The 2010 NL Rookie of the Year, Posey came back from a devastating season-ending leg injury in 2011 to win NL MVP the following year.
He tore three ligaments in his left ankle and broke a bone in the lower leg when he was run over by the Marlins’ Scott Cousins on May 25, 2011. Posey responded by winning the 2012 batting crown and MVP honors while leading the Giants to a second World Series championship in a three-year span.
Posey advocated for rules to better protect against home-plate collisions to avoid injuries for both catchers and baserunners alike.

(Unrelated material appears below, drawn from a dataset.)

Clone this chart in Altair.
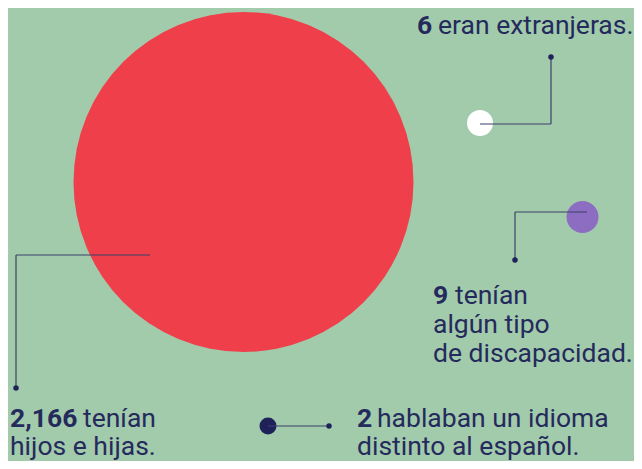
import altair as alt
import pandas as pd

# ---- data ----
categories = ["hijos", "extranjeras", "discapacidad", "idioma"]
values = [2166, 6, 9, 2]
label_first = ["tenían", "eran extranjeras.", "tenían", "hablaban un idioma"]
label_more = [["hijos e hijas."], [], ["algún tipo", "de discapacidad."], ["distinto al español."]]

# ---- layout (pixel coordinates of the 642x469 picture) ----
circle_xy = {"hijos": (243.5, 182), "extranjeras": (480, 123), "discapacidad": (582.5, 217), "idioma": (268, 426)}
circle_d = {"hijos": 340, "extranjeras": 26, "discapacidad": 32, "idioma": 17}
circle_col = {"hijos": "#ef3f4b", "extranjeras": "#ffffff", "discapacidad": "#8c6dc1", "idioma": "#1f2258"}
connector = {
    "hijos": [(150, 255), (16, 255), (16, 388)],
    "extranjeras": [(480, 124), (551, 124), (551, 57)],
    "discapacidad": [(587, 212), (515, 212), (515, 260)],
    "idioma": [(268, 426), (329, 426)],
}
num_xy = {"hijos": (10, 427), "extranjeras": (417, 34), "discapacidad": (433, 304), "idioma": (357, 427)}
rest_x = {"hijos": 83, "extranjeras": 438, "discapacidad": 455, "idioma": 377}
line_step = {"hijos": 28, "extranjeras": 29, "discapacidad": 29, "idioma": 28}

BG = "#a2cbac"
NAVY = "#252a5c"
LINE = "#3b4066"
FS = 26.5

circ = pd.DataFrame({
    "cat": categories,
    "value": values,
    "x": [circle_xy[c][0] for c in categories],
    "y": [circle_xy[c][1] for c in categories],
    "size": [circle_d[c] ** 2 for c in categories],
    "color": [circle_col[c] for c in categories],
})

segs, dots = [], []
for c in categories:
    pts = connector[c]
    for (a, b) in zip(pts[:-1], pts[1:]):
        segs.append({"cat": c, "x": a[0], "y": a[1], "x2": b[0], "y2": b[1]})
    dots.append({"cat": c, "x": pts[-1][0], "y": pts[-1][1]})
segs = pd.DataFrame(segs)
dots = pd.DataFrame(dots)

bold_rows, reg_rows = [], []
for c, v, first, more in zip(categories, values, label_first, label_more):
    nx, ny = num_xy[c]
    bold_rows.append({"x": nx, "y": ny, "text": f"{v:,}"})
    reg_rows.append({"x": rest_x[c], "y": ny, "text": first})
    for i, t in enumerate(more):
        reg_rows.append({"x": nx, "y": ny + line_step[c] * (i + 1), "text": t})
bold = pd.DataFrame(bold_rows)
reg = pd.DataFrame(reg_rows)

# page pixels 8..634 x 8..461 are the chart itself (8px page margin)
xs = alt.Scale(domain=[8, 634], nice=False, zero=False)
ys = alt.Scale(domain=[8, 461], nice=False, zero=False, reverse=True)

def X(f="x"):
    return alt.X(f"{f}:Q", scale=xs, axis=None)

def Y(f="y"):
    return alt.Y(f"{f}:Q", scale=ys, axis=None)

circles = alt.Chart(circ).mark_circle(opacity=1).encode(
    x=X(), y=Y(),
    size=alt.Size("size:Q", scale=None, legend=None),
    color=alt.Color("color:N", scale=None, legend=None),
)

rules = alt.Chart(segs).mark_rule(color=LINE, strokeWidth=1.2).encode(
    x=X(), y=Y(), x2="x2:Q", y2="y2:Q"
)

endpoints = alt.Chart(dots).mark_circle(color="#1f2258", opacity=1, size=30).encode(x=X(), y=Y())

bold_text = alt.Chart(bold).mark_text(
    font="Roboto", fontSize=FS, fontWeight="bold", color=NAVY, align="left", baseline="alphabetic"
).encode(x=X(), y=Y(), text="text:N")

reg_text = alt.Chart(reg).mark_text(
    font="Roboto", fontSize=FS, color=NAVY, align="left", baseline="alphabetic"
).encode(x=X(), y=Y(), text="text:N")

chart = alt.layer(circles, rules, endpoints, bold_text, reg_text).properties(
    width=626, height=453, background=BG, padding=0,
    autosize=alt.AutoSizeParams(type="none"),
).configure_view(stroke=None)

chart.save("out.html", embed_options={"renderer": "svg", "actions": False})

“I try to keep myself out of the conversation as much as I can because I know people are going to connect me to it regardless,” Posey said in January 2014. “I’m just kind of sitting back and letting the higher powers hammer it out. I have my thoughts but I’ll keep them to myself.”
Posey was selected by the Giants fifth overall in the first round of the 2008 draft out of Florida State, where in May 2008 he played all nine fielding positions in the same game.
“Buster Posey hangs ’em up. What an incredible career for a lifelong Giant,” former Oakland Athletics left-hander Dallas Braden wrote on Twitter. “The statue is already being built.”
Posey is a lifetime .302 hitter, making him one of six catchers in major league history to start 1,000 games at catcher and have a lifetime batting average of .300 or greater (pending inclusion of Negro League statistics).
The Associated Press contributed to this report.